Consumer insights company Pondering Panda interviewed 3 857 respondents ranging in age from 18 to 34 last week, asking them to say if they would choose Zuma or Malema as the next president of the country.
Zuma has scored poorly among the youth in recent surveys by the firm, while Malema’s interventions in the emotive Marikana tragedy – in which he has sought to position himself as champion of the miners – appear to have done little to boost his appeal among youth.
Pondering Panda said on Monday that, given the choice between Zuma and Malema for president, respondents had chosen neither.
“When it comes to choosing our next president, Jacob Zuma and Julius Malema are equally unpopular with the majority of SA youth,” said Pondering Panda spokeswoman Shirley Wakefield.
Each had the support of a mere 22 percent of the respondents, while 56 percent rejected both for president.
Wakefield said there were “significant demographic differences in opinion”, particularly in terms of race, age and region.
Young black South Africans were more likely to choose one of the two candidates, with 26 percent selecting Malema, and 25 percent opting for Zuma, she said. However, confidence in both candidates remained low, with one in two black respondents rejecting both.

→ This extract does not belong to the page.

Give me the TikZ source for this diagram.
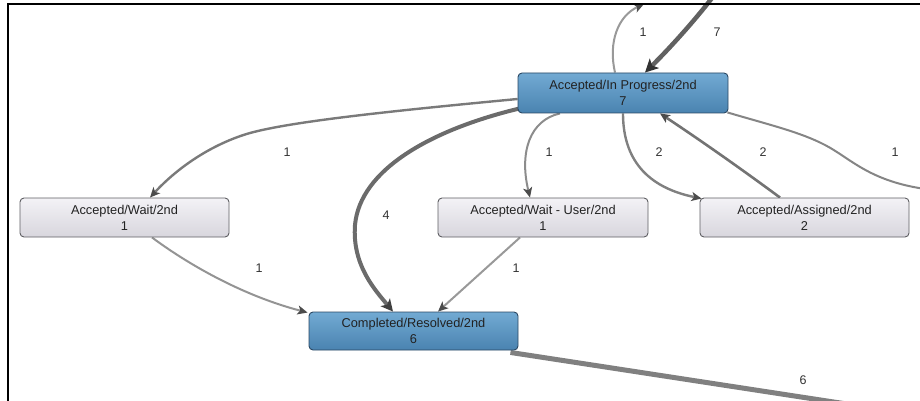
\documentclass[tikz,border=0pt]{standalone}
\usepackage{fontspec}
\setmainfont{Liberation Sans}
\usetikzlibrary{arrows.meta,calc}
\definecolor{bluetop}{HTML}{72AAD3}
\definecolor{bluebot}{HTML}{4A83B0}
\definecolor{blueline}{HTML}{2B4863}
\definecolor{graytop}{HTML}{F3F2F6}
\definecolor{graybot}{HTML}{D8D6DD}
\definecolor{grayline}{HTML}{5E5E62}
\definecolor{txt}{HTML}{222222}
\definecolor{lbl}{HTML}{333333}
\pgfdeclarelayer{bg}
\pgfsetlayers{bg,main}
\begin{document}
\begin{tikzpicture}[x=1pt,y=-1pt,
  statebase/.style={rectangle,rounded corners=4pt,line width=0.9pt,align=center,
    font=\fontsize{12.8}{16}\selectfont,text=txt,inner sep=0pt,
    minimum width=209pt,minimum height=39pt},
  bluestate/.style={statebase,draw=blueline,top color=bluetop,bottom color=bluebot},
  graystate/.style={statebase,draw=grayline,top color=graytop,bottom color=graybot},
  lab/.style={font=\fontsize{12.5}{14}\selectfont,text=lbl},
  conn/.style={line width=2pt,draw=#1,
    -{Stealth[length=10pt,width=9pt,inset=2.5pt,color=black!70]}},
  plain/.style={line width=2pt,draw=#1},
]
\useasboundingbox (0,0) rectangle (920,401);

\node[bluestate,minimum width=210pt,minimum height=40pt] (prog) at (623,93) {Accepted/In Progress/2nd\\7};
\node[graystate] (wait) at (124.5,217.5) {Accepted/Wait/2nd\\1};
\node[graystate,minimum width=210pt] (waitu) at (543,217.5) {Accepted/Wait - User/2nd\\1};
\node[graystate] (assg) at (804.5,217.5) {Accepted/Assigned/2nd\\2};
\node[bluestate,minimum height=38pt] (comp) at (413.5,331) {Completed/Resolved/2nd\\6};

\coordinate (outtop) at (644,4);
\coordinate (intop) at (712,-2);
\coordinate (outright) at (922,188.5);
\coordinate (outbot) at (850,404.5);

\begin{pgfonlayer}{bg}
% edge 1: leaving upwards
\draw[conn=black!40] ([xshift=-8pt]prog.north) .. controls (608,42) and (618,16) .. (outtop);
% edge 2: thick incoming from top
\draw[line width=4.5pt,draw=black!62,
  -{Stealth[length=13pt,width=13pt,inset=3pt,color=black!80]}]
  (intop) .. controls (695,20) and (670,48) .. ([xshift=22pt]prog.north);
% edge 3: to Wait
\draw[conn=black!52,line width=2.4pt] ([yshift=-6pt]prog.west) .. controls (380,112) and (290,122) .. (250,133)
  .. controls (215,143) and (180,165) .. ([xshift=25.5pt]wait.north);
% edge 4: thick to Completed
\draw[line width=4pt,draw=black!58,
  -{Stealth[length=12pt,width=12pt,inset=3pt,color=black!75]}]
  ([xshift=2pt,yshift=5pt]prog.south west) .. controls (430,130) and (360,170) .. (355,225)
  .. controls (352,265) and (375,290) .. ([xshift=-20.5pt]comp.north);
% edge 5: to Wait - User
\draw[conn=black!45] ([xshift=-63pt]prog.south) .. controls (530,120) and (519,152) .. ([xshift=-13pt]waitu.north);
% edge 6: to Assigned
\draw[conn=black!50,line width=2.4pt] (prog.south) .. controls (623,152) and (640,186) .. ([xshift=2pt,yshift=-1pt]assg.north west);
% edge 7: Assigned back to In Progress
\draw[conn=black!55,line width=2.6pt] ([xshift=-24.5pt]assg.north) .. controls (740,168) and (700,140) .. ([xshift=37pt]prog.south);
% edge 8: leaving right
\draw[plain=black!48] ([xshift=-1pt,yshift=1pt]prog.south east) .. controls (770,125) and (800,132) .. (825,145)
  .. controls (850,158) and (868,180) .. (outright);
% edge 9: Wait to Completed
\draw[conn=black!42] ([xshift=27.5pt]wait.south) .. controls (185,262) and (240,295) .. ([xshift=-1pt,yshift=-1pt]comp.north west);
% edge 10: Wait - User to Completed
\draw[conn=black!40] ([xshift=-23pt]waitu.south) -- ([xshift=24.5pt]comp.north);
% edge 11: thick leaving bottom right
\draw[line width=5pt,draw=black!50] ([xshift=-8pt,yshift=-2pt]comp.south east) -- (outbot);
\end{pgfonlayer}

\node[lab] (l1) at (643,32) {1};
\node[lab] (l7) at (717,32) {7};
\node[lab] (l3) at (287,152) {1};
\node[lab] (l4) at (386,215) {4};
\node[lab] (l5) at (549,152) {1};
\node[lab] (l6) at (659,152) {2};
\node[lab] (l2) at (763,152) {2};
\node[lab] (l8) at (895,152) {1};
\node[lab] (l9) at (259,268) {1};
\node[lab] (l10) at (516,268) {1};
\node[lab] (l11) at (803,380) {6};

\draw[line width=2.5pt,black] (8,402) -- (8,4) -- (921,4);
\end{tikzpicture}
\end{document}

Other race groups were significantly more likely to reject both candidates, with 89 percent of white and Indian or Asian and 82 percent of coloured respondents preferring neither Zuma nor Malema.
Responses were also related to age, with respondents aged between 18 and 24 more likely to support Malema (25 percent), compared with those aged between 25 and 34 (19 percent). More respondents aged between 25 and 34 preferred Zuma (23 percent).
The strongest support for Zuma was in his home province of KwaZulu-Natal, where 43 percent of the respondents favoured his continued presidency.
Support for Malema was highest in the Northern Cape, where 40 percent of respondents favoured him, and in his home province of Limpopo, 34 percent.
Western Cape youth were most negative about the candidates, with 75 percent of these respondents rejecting both. They were closely followed by Gauteng, Free State and the Eastern Cape, where 60 percent rejected both.
Wakefield said the high percentage of youth who rejected Zuma and Malema was cause for concern.
“It is clear young South Africans are feeling disenfranchised, not only with the current president, but also with [a rival], Julius Malema.”